◆ What is expected: Output every line exactly as written. Leave out pictures.

◆ Given material:
Start

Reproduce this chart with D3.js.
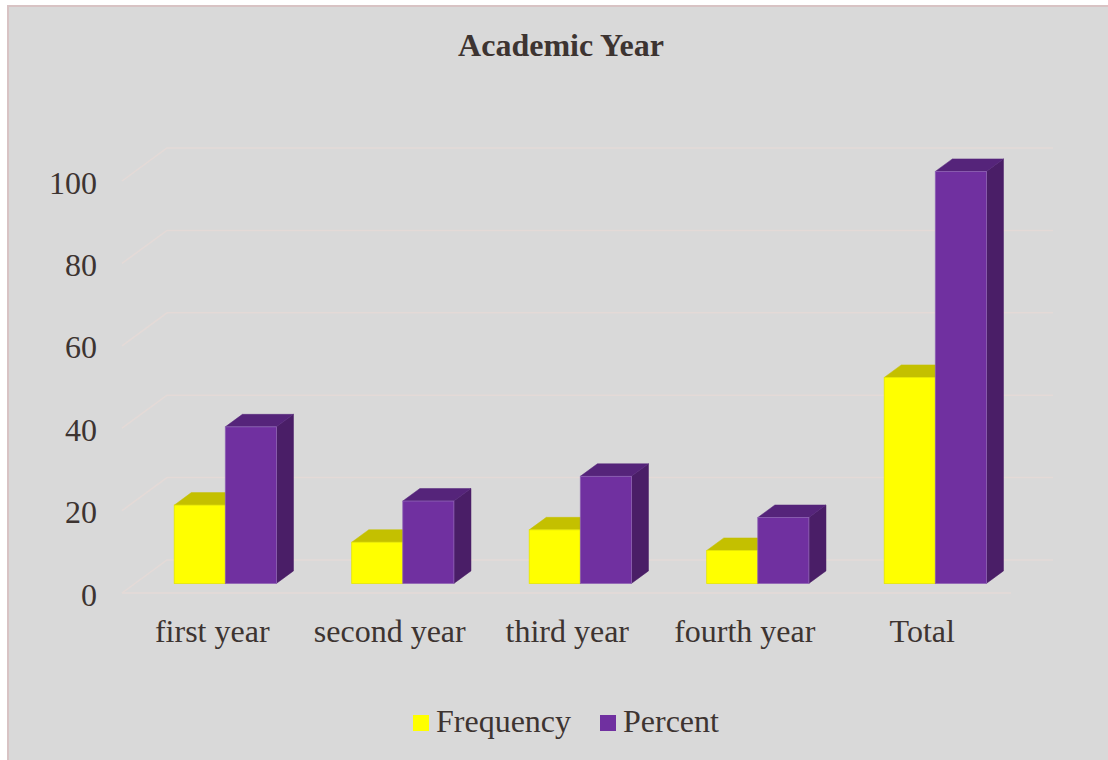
<!DOCTYPE html>
<html>
<head>
<meta charset="utf-8">
<script src="https://cdn.jsdelivr.net/npm/d3@7"></script>
<style>
  html, body { margin: 0; padding: 0; background: #ffffff; }
  svg { display: block; }
  text { font-family: "Liberation Serif", "Times New Roman", serif; fill: #3d3431; }
</style>
</head>
<body>
<svg id="chart" width="1108" height="760"></svg>
<script>
// Academic year breakdown: frequency and percent of respondents
const categories = ["first year", "second year", "third year", "fourth year", "Total"];
const seriesNames = ["Frequency", "Percent"];
const frequency = [19, 10, 13, 8, 50];
const percent = [38, 20, 26, 16, 100];
const yTicks = [0, 20, 40, 60, 80, 100];
const chartTitle = "Academic Year";

const seriesValues = [frequency, percent];
const colors = {
  Frequency: { front: "#ffff00", top: "#c4c000", side: "#a9a600", edge: "#e6e600" },
  Percent:   { front: "#7030a0", top: "#55247a", side: "#4a1e67", edge: "#8e62b4" }
};
const fontSize = "32px";
const serif = '"Liberation Serif", "Times New Roman", serif';

const svg = d3.select("#chart");

// Chart area background and border
svg.append("rect")
  .attr("x", 8).attr("y", 6).attr("width", 1200).attr("height", 800)
  .attr("fill", "#d9d9d9").attr("stroke", "#d8c3c4").attr("stroke-width", 2);

// Oblique 3D projection: depth d in [0,1] shifts right and up
const depthDX = 45, depthDY = -33;
const proj = (x, y, d) => [x + d * depthDX, y + d * depthDY];

// Scales on the front plane (d = 0)
const floorLeft = 122, floorRight = 1011;
const x = d3.scaleBand().domain(categories).range([123.5, 1011]).padding(0);
const y = d3.scaleLinear().domain([0, 100]).range([593, 181]);
const xSub = d3.scaleBand().domain(seriesNames).range([0, x.bandwidth()])
  .paddingInner(0).paddingOuter(0.737);

// Gridlines: diagonal along the side wall, then across the back wall
const wallRight = 1053;
const grid = svg.append("g").attr("fill", "none").attr("stroke", "#e4dad7").attr("stroke-width", 1.5);
yTicks.forEach(v => {
  const f = proj(floorLeft, y(v), 0);
  const b = proj(floorLeft, y(v), 1);
  grid.append("path").attr("d", d3.line()([f, b, [wallRight, b[1]]]));
});
// Front edge of the floor
grid.append("path").attr("d", d3.line()([[floorLeft, y(0)], [floorRight, y(0)]]));

// Bars as boxes
const barFront = 0.29, barBack = 0.67;
const bars = svg.append("g");
const poly = pts => "M" + pts.map(q => q.join(",")).join("L") + "Z";
categories.forEach((cat, i) => {
  seriesNames.forEach((s, j) => {
    const v = seriesValues[j][i];
    const x0 = x(cat) + xSub(s), x1 = x0 + xSub.bandwidth();
    const yb = y(0), yt = y(v);
    const c = colors[s];
    // right side face
    bars.append("path")
      .attr("d", poly([proj(x1, yt, barFront), proj(x1, yt, barBack), proj(x1, yb, barBack), proj(x1, yb, barFront)]))
      .attr("fill", c.side).attr("stroke", c.side).attr("stroke-width", 0.5);
    // top face
    bars.append("path")
      .attr("d", poly([proj(x0, yt, barFront), proj(x0, yt, barBack), proj(x1, yt, barBack), proj(x1, yt, barFront)]))
      .attr("fill", c.top).attr("stroke", c.top).attr("stroke-width", 0.5);
    // front face
    const ftl = proj(x0, yt, barFront), fbr = proj(x1, yb, barFront);
    bars.append("rect")
      .attr("x", ftl[0]).attr("y", ftl[1])
      .attr("width", fbr[0] - ftl[0]).attr("height", fbr[1] - ftl[1])
      .attr("fill", c.front).attr("stroke", c.edge).attr("stroke-width", 0.8);
  });
});

// Value axis labels (front plane)
const yAxis = d3.axisLeft(y).tickValues(yTicks).tickSize(0).tickPadding(0);
const gy = svg.append("g").attr("transform", "translate(97,0)").call(yAxis);
gy.select(".domain").remove();
gy.selectAll("text")
  .attr("dy", "0.38em")
  .style("font-family", serif)
  .style("font-size", fontSize).attr("fill", "#3d3431");

// Category labels
const xAxis = d3.axisBottom(x).tickSize(0).tickPadding(0);
const gx = svg.append("g").attr("transform", "translate(0,642)").call(xAxis);
gx.select(".domain").remove();
gx.selectAll("text")
  .attr("y", 0).attr("dy", 0)
  .style("font-family", serif)
  .style("font-size", fontSize).attr("fill", "#3d3431");

// Title
svg.append("text")
  .attr("x", 561).attr("y", 56).attr("text-anchor", "middle")
  .style("font-size", fontSize).style("font-weight", "bold")
  .text(chartTitle);

// Legend
const legendItems = [{ name: "Frequency", x: 413 }, { name: "Percent", x: 600 }];
const lg = svg.append("g");
legendItems.forEach(d => {
  lg.append("rect").attr("x", d.x).attr("y", 715).attr("width", 16).attr("height", 16)
    .attr("fill", colors[d.name].front);
  lg.append("text").attr("x", d.x + 23).attr("y", 732)
    .style("font-size", fontSize).text(d.name);
});
</script>
</body>
</html>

End

◆ Output of the task:
Reproduce this chart with D3.js.
<!DOCTYPE html>
<html>
<head>
<meta charset="utf-8">
<script src="https://cdn.jsdelivr.net/npm/d3@7"></script>
<style>
  html, body { margin: 0; padding: 0; background: #ffffff; }
  svg { display: block; }
  text { font-family: "Liberation Serif", "Times New Roman", serif; fill: #3d3431; }
</style>
</head>
<body>
<svg id="chart" width="1108" height="760"></svg>
<script>
// Academic year breakdown: frequency and percent of respondents
const categories = ["first year", "second year", "third year", "fourth year", "Total"];
const seriesNames = ["Frequency", "Percent"];
const frequency = [19, 10, 13, 8, 50];
const percent = [38, 20, 26, 16, 100];
const yTicks = [0, 20, 40, 60, 80, 100];
const chartTitle = "Academic Year";

const seriesValues = [frequency, percent];
const colors = {
  Frequency: { front: "#ffff00", top: "#c4c000", side: "#a9a600", edge: "#e6e600" },
  Percent:   { front: "#7030a0", top: "#55247a", side: "#4a1e67", edge: "#8e62b4" }
};
const fontSize = "32px";
const serif = '"Liberation Serif", "Times New Roman", serif';

const svg = d3.select("#chart");

// Chart area background and border
svg.append("rect")
  .attr("x", 8).attr("y", 6).attr("width", 1200).attr("height", 800)
  .attr("fill", "#d9d9d9").attr("stroke", "#d8c3c4").attr("stroke-width", 2);

// Oblique 3D projection: depth d in [0,1] shifts right and up
const depthDX = 45, depthDY = -33;
const proj = (x, y, d) => [x + d * depthDX, y + d * depthDY];

// Scales on the front plane (d = 0)
const floorLeft = 122, floorRight = 1011;
const x = d3.scaleBand().domain(categories).range([123.5, 1011]).padding(0);
const y = d3.scaleLinear().domain([0, 100]).range([593, 181]);
const xSub = d3.scaleBand().domain(seriesNames).range([0, x.bandwidth()])
  .paddingInner(0).paddingOuter(0.737);

// Gridlines: diagonal along the side wall, then across the back wall
const wallRight = 1053;
const grid = svg.append("g").attr("fill", "none").attr("stroke", "#e4dad7").attr("stroke-width", 1.5);
yTicks.forEach(v => {
  const f = proj(floorLeft, y(v), 0);
  const b = proj(floorLeft, y(v), 1);
  grid.append("path").attr("d", d3.line()([f, b, [wallRight, b[1]]]));
});
// Front edge of the floor
grid.append("path").attr("d", d3.line()([[floorLeft, y(0)], [floorRight, y(0)]]));

// Bars as boxes
const barFront = 0.29, barBack = 0.67;
const bars = svg.append("g");
const poly = pts => "M" + pts.map(q => q.join(",")).join("L") + "Z";
categories.forEach((cat, i) => {
  seriesNames.forEach((s, j) => {
    const v = seriesValues[j][i];
    const x0 = x(cat) + xSub(s), x1 = x0 + xSub.bandwidth();
    const yb = y(0), yt = y(v);
    const c = colors[s];
    // right side face
    bars.append("path")
      .attr("d", poly([proj(x1, yt, barFront), proj(x1, yt, barBack), proj(x1, yb, barBack), proj(x1, yb, barFront)]))
      .attr("fill", c.side).attr("stroke", c.side).attr("stroke-width", 0.5);
    // top face
    bars.append("path")
      .attr("d", poly([proj(x0, yt, barFront), proj(x0, yt, barBack), proj(x1, yt, barBack), proj(x1, yt, barFront)]))
      .attr("fill", c.top).attr("stroke", c.top).attr("stroke-width", 0.5);
    // front face
    const ftl = proj(x0, yt, barFront), fbr = proj(x1, yb, barFront);
    bars.append("rect")
      .attr("x", ftl[0]).attr("y", ftl[1])
      .attr("width", fbr[0] - ftl[0]).attr("height", fbr[1] - ftl[1])
      .attr("fill", c.front).attr("stroke", c.edge).attr("stroke-width", 0.8);
  });
});

// Value axis labels (front plane)
const yAxis = d3.axisLeft(y).tickValues(yTicks).tickSize(0).tickPadding(0);
const gy = svg.append("g").attr("transform", "translate(97,0)").call(yAxis);
gy.select(".domain").remove();
gy.selectAll("text")
  .attr("dy", "0.38em")
  .style("font-family", serif)
  .style("font-size", fontSize).attr("fill", "#3d3431");

// Category labels
const xAxis = d3.axisBottom(x).tickSize(0).tickPadding(0);
const gx = svg.append("g").attr("transform", "translate(0,642)").call(xAxis);
gx.select(".domain").remove();
gx.selectAll("text")
  .attr("y", 0).attr("dy", 0)
  .style("font-family", serif)
  .style("font-size", fontSize).attr("fill", "#3d3431");

// Title
svg.append("text")
  .attr("x", 561).attr("y", 56).attr("text-anchor", "middle")
  .style("font-size", fontSize).style("font-weight", "bold")
  .text(chartTitle);

// Legend
const legendItems = [{ name: "Frequency", x: 413 }, { name: "Percent", x: 600 }];
const lg = svg.append("g");
legendItems.forEach(d => {
  lg.append("rect").attr("x", d.x).attr("y", 715).attr("width", 16).attr("height", 16)
    .attr("fill", colors[d.name].front);
  lg.append("text").attr("x", d.x + 23).attr("y", 732)
    .style("font-size", fontSize).text(d.name);
});
</script>
</body>
</html>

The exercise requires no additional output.